A Devotional Journey
  led by Dr. Gene Pearson
Thru the Bible in a Year
Genesis 15-17
January 7                               
 
          Now we come to one of the most important Old Testament passages, known as the cutting of the covenant (15:1-21). In a vision God reconfirms His promise to bless Abram and make him the father of a great nation. The ceremony commemorated involves taking an animal as a sacrifice, killing it and then cutting it in half. The two parts are placed on opposite sides of a path and the covenantor walks between them with the vow “May this happen to me if I don’t keep this covenant.”
          Over the years, the animal was no longer considered essential, but the nature of covenants was always considered both sacred and binding, whether in marriage or a business agreement. In the case of Abram, and of everyone married in a church or ordained to ministry, God is the guarantor of the covenant.

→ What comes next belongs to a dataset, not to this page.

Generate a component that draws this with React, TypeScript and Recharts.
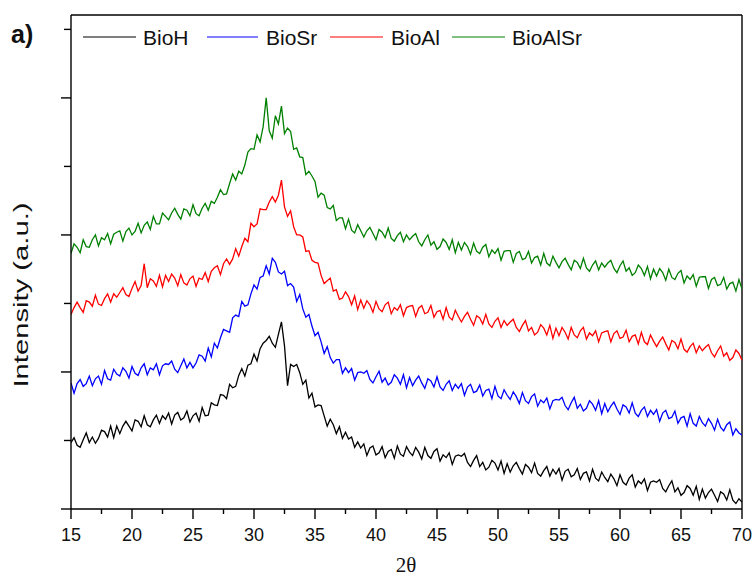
import React from 'react';
import { LineChart, Line, XAxis, YAxis, Legend, ReferenceLine } from 'recharts';

// 2θ scan positions (degrees)
const THETA2 = [
  15, 15.25, 15.5, 15.75, 16, 16.25, 16.5, 16.75, 17, 17.25, 17.5, 17.75, 18, 18.25, 18.5, 18.75,
  19, 19.25, 19.5, 19.75, 20, 20.25, 20.5, 20.75, 21, 21.25, 21.5, 21.75, 22, 22.25, 22.5, 22.75,
  23, 23.25, 23.5, 23.75, 24, 24.25, 24.5, 24.75, 25, 25.25, 25.5, 25.75, 26, 26.25, 26.5, 26.75,
  27, 27.25, 27.5, 27.75, 28, 28.25, 28.5, 28.75, 29, 29.25, 29.5, 29.75, 30, 30.25, 30.5, 30.75,
  31, 31.25, 31.5, 31.75, 32, 32.25, 32.5, 32.75, 33, 33.25, 33.5, 33.75, 34, 34.25, 34.5, 34.75,
  35, 35.25, 35.5, 35.75, 36, 36.25, 36.5, 36.75, 37, 37.25, 37.5, 37.75, 38, 38.25, 38.5, 38.75,
  39, 39.25, 39.5, 39.75, 40, 40.25, 40.5, 40.75, 41, 41.25, 41.5, 41.75, 42, 42.25, 42.5, 42.75,
  43, 43.25, 43.5, 43.75, 44, 44.25, 44.5, 44.75, 45, 45.25, 45.5, 45.75, 46, 46.25, 46.5, 46.75,
  47, 47.25, 47.5, 47.75, 48, 48.25, 48.5, 48.75, 49, 49.25, 49.5, 49.75, 50, 50.25, 50.5, 50.75,
  51, 51.25, 51.5, 51.75, 52, 52.25, 52.5, 52.75, 53, 53.25, 53.5, 53.75, 54, 54.25, 54.5, 54.75,
  55, 55.25, 55.5, 55.75, 56, 56.25, 56.5, 56.75, 57, 57.25, 57.5, 57.75, 58, 58.25, 58.5, 58.75,
  59, 59.25, 59.5, 59.75, 60, 60.25, 60.5, 60.75, 61, 61.25, 61.5, 61.75, 62, 62.25, 62.5, 62.75,
  63, 63.25, 63.5, 63.75, 64, 64.25, 64.5, 64.75, 65, 65.25, 65.5, 65.75, 66, 66.25, 66.5, 66.75,
  67, 67.25, 67.5, 67.75, 68, 68.25, 68.5, 68.75, 69, 69.25, 69.5, 69.75, 70,
];

// Intensities (a.u., with the vertical offsets used in the figure)
const BIOH = [
  97, 104, 93, 90, 101, 111, 97, 105, 96, 103, 115, 113, 105, 121, 104, 121,
  110, 121, 128, 121, 114, 130, 128, 120, 136, 123, 120, 130, 137, 125, 136, 131,
  140, 124, 137, 141, 130, 133, 143, 127, 136, 140, 128, 148, 136, 137, 155, 152,
  151, 167, 166, 161, 182, 177, 179, 195, 205, 194, 210, 212, 226, 216, 234, 242,
  246, 252, 242, 236, 255, 273, 238, 180, 211, 208, 211, 199, 182, 188, 162, 169,
  149, 152, 151, 136, 121, 131, 123, 110, 120, 103, 112, 102, 105, 90, 98, 89,
  95, 78, 89, 92, 79, 82, 91, 75, 84, 87, 74, 92, 80, 77, 91, 83,
  78, 90, 83, 73, 90, 78, 74, 84, 88, 70, 79, 75, 82, 65, 77, 79,
  77, 81, 68, 62, 71, 78, 62, 68, 57, 61, 71, 67, 57, 70, 52, 66,
  54, 63, 68, 59, 51, 65, 61, 53, 67, 52, 48, 56, 62, 48, 58, 51,
  59, 42, 55, 58, 47, 50, 59, 43, 52, 54, 41, 58, 45, 41, 54, 46,
  40, 51, 44, 34, 50, 39, 35, 45, 50, 32, 41, 37, 44, 27, 39, 41,
  39, 43, 30, 25, 34, 41, 25, 31, 20, 24, 34, 30, 20, 33, 14, 29,
  16, 24, 29, 20, 11, 25, 22, 13, 28, 13, 8, 15, 10,
];
const BIOSR = [
  184, 169, 183, 189, 179, 183, 194, 180, 190, 194, 182, 202, 190, 188, 204, 197,
  194, 206, 201, 191, 208, 198, 195, 206, 212, 196, 206, 203, 212, 196, 209, 212,
  211, 216, 204, 199, 209, 219, 206, 214, 206, 213, 225, 223, 216, 235, 222, 242,
  235, 250, 262, 260, 258, 279, 283, 281, 303, 296, 298, 314, 327, 321, 338, 340,
  355, 343, 366, 360, 346, 343, 347, 326, 329, 324, 303, 313, 292, 280, 284, 267,
  253, 258, 244, 227, 237, 221, 213, 218, 218, 198, 206, 199, 205, 188, 199, 200,
  198, 202, 189, 184, 193, 201, 185, 191, 181, 185, 196, 191, 182, 196, 177, 192,
  180, 188, 194, 184, 176, 190, 187, 178, 193, 178, 173, 182, 187, 173, 182, 176,
  183, 166, 178, 182, 170, 172, 181, 165, 173, 175, 161, 179, 165, 161, 174, 166,
  160, 171, 164, 154, 170, 158, 154, 164, 168, 150, 159, 155, 162, 146, 158, 160,
  159, 163, 151, 145, 155, 163, 147, 153, 143, 147, 158, 153, 144, 158, 139, 154,
  142, 150, 156, 146, 138, 152, 149, 140, 155, 140, 135, 144, 149, 135, 144, 138,
  145, 128, 140, 144, 132, 134, 143, 125, 133, 135, 121, 139, 125, 121, 135, 126,
  121, 132, 125, 115, 131, 119, 114, 123, 127, 108, 117, 111, 108,
];
const BIOAL = [
  284, 294, 302, 294, 287, 304, 302, 296, 312, 299, 297, 307, 314, 302, 314, 309,
  316, 323, 313, 310, 322, 332, 318, 326, 358, 323, 336, 333, 325, 341, 324, 341,
  332, 343, 337, 326, 342, 330, 327, 336, 340, 325, 337, 335, 345, 332, 347, 352,
  355, 342, 358, 365, 357, 365, 380, 369, 383, 395, 390, 417, 412, 416, 438, 437,
  437, 448, 456, 448, 458, 480, 441, 427, 435, 412, 400, 400, 397, 376, 377, 363,
  360, 359, 341, 329, 333, 337, 318, 320, 306, 308, 317, 310, 298, 311, 291, 305,
  293, 304, 298, 287, 303, 292, 288, 298, 302, 285, 294, 290, 298, 282, 294, 296,
  297, 281, 293, 297, 285, 287, 297, 280, 288, 290, 277, 294, 280, 276, 290, 281,
  273, 281, 287, 277, 268, 282, 279, 270, 284, 270, 265, 274, 279, 265, 275, 268,
  273, 277, 265, 259, 268, 275, 260, 265, 254, 258, 269, 264, 254, 268, 249, 264,
  253, 265, 258, 248, 265, 254, 250, 260, 265, 248, 257, 253, 260, 244, 257, 259,
  260, 244, 256, 260, 249, 251, 261, 244, 252, 254, 241, 258, 244, 240, 254, 245,
  237, 245, 251, 241, 232, 246, 243, 234, 248, 233, 229, 237, 242, 228, 238, 231,
  236, 240, 228, 222, 231, 238, 223, 228, 217, 221, 232, 227, 217,
];
const BIOALSR = [
  373, 387, 382, 374, 393, 383, 382, 393, 400, 384, 396, 393, 402, 387, 401, 404,
  406, 391, 405, 410, 400, 405, 417, 403, 414, 419, 408, 427, 416, 416, 432, 427,
  422, 432, 439, 430, 423, 438, 436, 428, 444, 431, 428, 439, 446, 436, 449, 446,
  455, 466, 459, 460, 475, 489, 480, 493, 489, 502, 521, 526, 525, 546, 536, 558,
  600, 552, 541, 574, 562, 588, 548, 556, 551, 525, 527, 514, 513, 488, 493, 486,
  478, 455, 461, 458, 440, 438, 443, 421, 425, 425, 409, 423, 407, 403, 415, 406,
  397, 406, 411, 402, 393, 408, 404, 396, 410, 395, 391, 399, 404, 390, 400, 393,
  398, 402, 390, 384, 393, 400, 385, 390, 379, 383, 394, 389, 379, 393, 374, 389,
  378, 389, 383, 372, 388, 376, 373, 382, 386, 368, 378, 373, 380, 363, 376, 377,
  377, 360, 373, 376, 364, 366, 376, 359, 367, 369, 356, 373, 359, 355, 369, 360,
  352, 361, 366, 357, 349, 363, 360, 351, 366, 352, 347, 356, 362, 349, 359, 353,
  359, 363, 351, 345, 355, 362, 347, 352, 341, 345, 356, 351, 341, 354, 336, 350,
  340, 351, 345, 334, 350, 338, 335, 344, 348, 330, 340, 335, 342, 325, 338, 339,
  339, 322, 335, 338, 326, 328, 338, 321, 329, 331, 318, 335, 321,
];

const SERIES = [
  { key: 'BioH', values: BIOH, color: '#000000' },
  { key: 'BioSr', values: BIOSR, color: '#0000ff' },
  { key: 'BioAl', values: BIOAL, color: '#ff0000' },
  { key: 'BioAlSr', values: BIOALSR, color: '#008000' },
];

const X_TICKS = [15, 17.5, 20, 22.5, 25, 27.5, 30, 32.5, 35, 37.5, 40, 42.5, 45, 47.5, 50, 52.5, 55, 57.5, 60, 62.5, 65, 67.5, 70];
const X_LABELS = [15, 20, 25, 30, 35, 40, 45, 50, 55, 60, 65, 70];
const Y_TICKS = [0, 100, 200, 300, 400, 500, 600, 700];
const Y_MAJOR = [0, 200, 400, 600];
const X_DOMAIN = [15, 70];
const Y_DOMAIN = [0, 721];

const data = THETA2.map((x, i) => {
  const row: Record<string, number> = { x };
  SERIES.forEach((s) => { row[s.key] = s.values[i]; });
  return row;
});

const W = 753;
const H = 578;
const PLOT_LEFT = 71;
const PLOT_BOTTOM = 509;
const FONT = '"Liberation Sans", Arial, sans-serif';
const LEGEND_POS = [
  { line: [83, 136], text: 143 },
  { line: [207, 258], text: 266 },
  { line: [330, 383], text: 391 },
  { line: [452, 505], text: 512 },
];

const XTick = (props: any) => {
  const { x, payload } = props;
  const v = payload.value;
  const major = X_LABELS.includes(v);
  return (
    <g>
      <line x1={x} x2={x} y1={PLOT_BOTTOM} y2={PLOT_BOTTOM + (major ? 10 : 5)} stroke="#000" strokeWidth={1.4} />
      {major && (
        <text x={x} y={541} textAnchor="middle" fontFamily={FONT} fontSize={18} fill="#111">
          {v}
        </text>
      )}
    </g>
  );
};

const YTick = (props: any) => {
  const { y, payload } = props;
  const major = Y_MAJOR.includes(payload.value);
  return <line x1={PLOT_LEFT - (major ? 10 : 7)} x2={PLOT_LEFT} y1={y} y2={y} stroke="#000" strokeWidth={1.4} />;
};

const LegendContent = () => (
  <svg width={W} height={60} style={{ display: 'block' }}>
    {SERIES.map((s, i) => (
      <g key={s.key}>
        <line x1={LEGEND_POS[i].line[0]} x2={LEGEND_POS[i].line[1]} y1={37} y2={37} stroke={s.color} strokeWidth={1.2} />
        <text x={LEGEND_POS[i].text} y={45} fontFamily={FONT} fontSize={21} fill="#111">{s.key}</text>
      </g>
    ))}
  </svg>
);

export default function App() {
  return (
    <div style={{ position: 'absolute', left: 0, top: 0, width: W, height: H, background: '#fff' }}>
      <LineChart width={W} height={H} data={data} margin={{ top: 15, right: 11, left: 0, bottom: 0 }}>
        <XAxis
          dataKey="x"
          type="number"
          domain={X_DOMAIN}
          ticks={X_TICKS}
          tick={<XTick />}
          tickLine={false}
          interval={0}
          height={69}
          axisLine={{ stroke: '#000', strokeWidth: 1.4 }}
          allowDataOverflow
        />
        <YAxis
          type="number"
          domain={Y_DOMAIN}
          ticks={Y_TICKS}
          tick={<YTick />}
          tickLine={false}
          interval={0}
          width={71}
          axisLine={{ stroke: '#000', strokeWidth: 1.4 }}
          allowDataOverflow
        />
        <ReferenceLine y={Y_DOMAIN[1]} stroke="#000" strokeWidth={1.4} />
        <ReferenceLine x={X_DOMAIN[1]} stroke="#000" strokeWidth={1.4} />
        <Legend
          verticalAlign="middle"
          align="center"
          layout="horizontal"
          wrapperStyle={{ position: 'absolute', left: 0, top: 0, width: W, height: 60, margin: 0 }}
          content={<LegendContent />}
        />
        {SERIES.map((s) => (
          <Line
            key={s.key}
            dataKey={s.key}
            name={s.key}
            stroke={s.color}
            strokeWidth={1.3}
            dot={false}
            activeDot={false}
            isAnimationActive={false}
            type="linear"
          />
        ))}
      </LineChart>
      <svg width={W} height={H} style={{ position: 'absolute', left: 0, top: 0, pointerEvents: 'none' }}>
        <text x={11} y={43} fontFamily={FONT} fontWeight="bold" fontSize={25} fill="#111">a)</text>
        <text
          x={28}
          y={295}
          transform="rotate(-90, 28, 295)"
          textAnchor="middle"
          fontFamily={FONT}
          fontSize={20}
          textLength={185}
          lengthAdjust="spacingAndGlyphs"
          fill="#111"
        >
          Intensity (a.u.)
        </text>
        <text x={406} y={572} textAnchor="middle" fontFamily='"Liberation Serif", "Times New Roman", serif' fontSize={21} fill="#111">
          2θ
        </text>
      </svg>
    </div>
  );
}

          The impatience of childless Sarah (and probably of Abram as well) leads to the application of a custom well-known at the time but strange to us now:  Sarah’s maid becomes her surrogate and bears Abram a child. This creates no end of problems. Initially domestic, in the long run they carry on into our own day, as Ishmael is considered the ancestor of the Arabs and his descendants were always to be at odds with those of Isaac, Abram and Sarah’s true son (see Genesis 25:12-18).
          For a third time in Genesis 17, God renews His covenant with Abram, the sign of which is to be circumcision. The symbol ties into the future generations of Abram and binds him in the most personal way to God and His plan. At this time Abram’s name is changed to Abraham to further signify his position (17:5).
 
          How seriously do you take your promises?  Did you realize that your marriage is established (at least in any church wedding between Christians) by a covenant witnessed to by God?  That doen’t mean there could never be a circumstance in which a marriage might end, but it does mean it would have to be a very compelling circumstance. Certainly it is far better if someone else breaks a covenant than if we do.
          Do you realize that in accepting Jesus Christ as Savior and Lord, you made a covenant with God?  It is essentially the same as Abram’s:  God says, “I will be your only God, blessing you in many ways, and you will obey me and always do what is right.”  (16:1). Do you start each day thinking about your relationship with God?
          Circumcision is no longer the sign of God’s covenant; baptism is. Ths is a sign which applies not only to men but to women as well and in that one fact symbolizes the inclusiveness of God’s promises and plan for all His people.